Work instructions -> Omit all pictures. Copy the rest of the material exactly.

Charts and diagrams as code ->
◆ ◆ ◆ ◆ ◆ ◆ ◆

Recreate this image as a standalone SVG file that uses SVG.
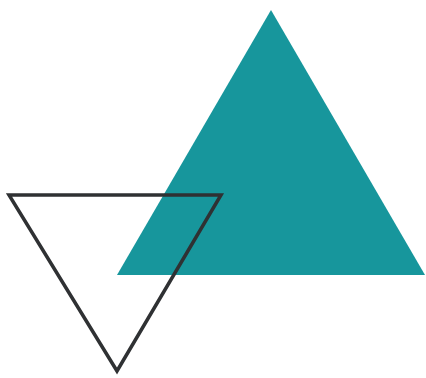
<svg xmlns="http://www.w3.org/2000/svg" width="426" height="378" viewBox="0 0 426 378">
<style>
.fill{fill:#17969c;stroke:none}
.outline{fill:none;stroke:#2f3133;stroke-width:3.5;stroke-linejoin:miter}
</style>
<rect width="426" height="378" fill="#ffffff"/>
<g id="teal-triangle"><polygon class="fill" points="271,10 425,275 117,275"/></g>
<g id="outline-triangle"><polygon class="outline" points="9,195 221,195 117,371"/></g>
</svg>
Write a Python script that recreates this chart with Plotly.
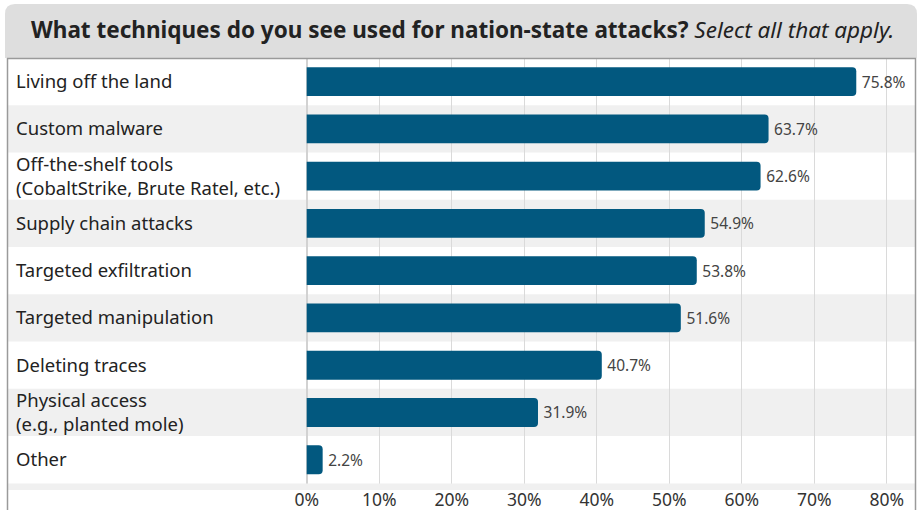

◆ ◆ ◆ ◆ ◆ ◆ ◆

Response to the task ->
Recreate this image as a standalone SVG file that uses SVG.
<svg xmlns="http://www.w3.org/2000/svg" width="426" height="378" viewBox="0 0 426 378">
<style>
.fill{fill:#17969c;stroke:none}
.outline{fill:none;stroke:#2f3133;stroke-width:3.5;stroke-linejoin:miter}
</style>
<rect width="426" height="378" fill="#ffffff"/>
<g id="teal-triangle"><polygon class="fill" points="271,10 425,275 117,275"/></g>
<g id="outline-triangle"><polygon class="outline" points="9,195 221,195 117,371"/></g>
</svg>
Write a Python script that recreates this chart with Plotly.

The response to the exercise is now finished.